Director: George Lucas
Writer: George Lucas, Gloria Katz and Willard Huyck
Featuring: Richard Dreyfuss, Ronny Howard, Paul Le Mat, Charlie Martin Smith, Candy Clark, Mackenzie Phillips, Cindy Williams and Wolfman Jack
This movie nearly didn’t get made. Boy, am I glad it was. This is in my top five movies – at least!
American Graffiti is the colourful account of the final night of high school for a group of students who go out cruising, attend ‘the hop’ and hang at the drive-in dina.
It’s not only an incredibly entertaining film, it’s also the most accurate documentation of what the sixties were all about.
This movie makes me upset because it makes me mourn the spectacular sixties. As mentioned in Midnight in Paris, it’s “Golden Age Thinking” – the thought that I’d be happier in another time. And boy does American Graffiti do that; it hits me right in the feels.
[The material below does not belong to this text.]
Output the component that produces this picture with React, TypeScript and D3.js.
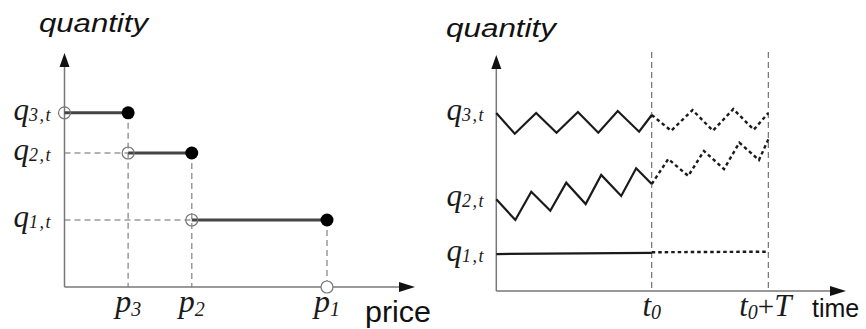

“The erroneous notion that a different time period was better than the one, one’s living in.” – Midnight in Paris
The music frequently takes centre stage with classics from the rise of the The Beach Boys, Buddy Holly, Chuck Berry and a whole lot more. It’s the wall-to-wall rock ‘n’ roll hits that makes this movie so recognisable and exciting.
Of course with music comes radio, and its influence on the culture is seen. Wolfman Jack is the most popular radio host among the teenagers, who is looked up to and even sought out especially for personal advice. His charisma and unique material captures the infatuated listeners as his frequency hits almost every car in town.
If the music isn’t enough to paint the picture of the sixties, the cars and fashion are! I adore the cruising culture in this film. Unlike today’s cars of bland silver Toyotas with a monotonous tone, this film has the gorgeous cars of the 50s and 60s – all bright colours with personality.
In American Graffiti, it’s clear that everybody’s car is an extension of the driver’s personality, which seems a special trait of the sixties.
Based in one night – the final night of high school. Every kind of graduate is shown:
The cool guy John Milner (Paul Le Mat)
The nerd Terry Fields (Charles Martin Smith)
The scholar Curt Henderson (Richard Dreyfus)
The naive Carol (Mackenzie Phillips)
The Highschool Sweethearts Steve Bolander (Ron Howard) and Laurie Henderson (Cindy Williams).
Now, although it all seems like a typical stereotyped high school drama, believe me when I tell you that it isn’t. Perhaps it’s just the time
difference, but every character seems so real! Not stereotyped, but flawed, and all have their own problems and aspirations.
I can so relate to Curt – who wants to leave town and everyone in it, but I’m so drawn to Carol – the totally naive girl who can’t grow up fast enough.
The simplicity of the movie reflects the simplicity of the time. It is not boring; it’s relatable. As George Lucas said himself; “it’s filmed documentary style” which is why it’s a film that stands out.
I could drool over and talk about this film all day; I’m watching the behind the scenes doco for the third time right now!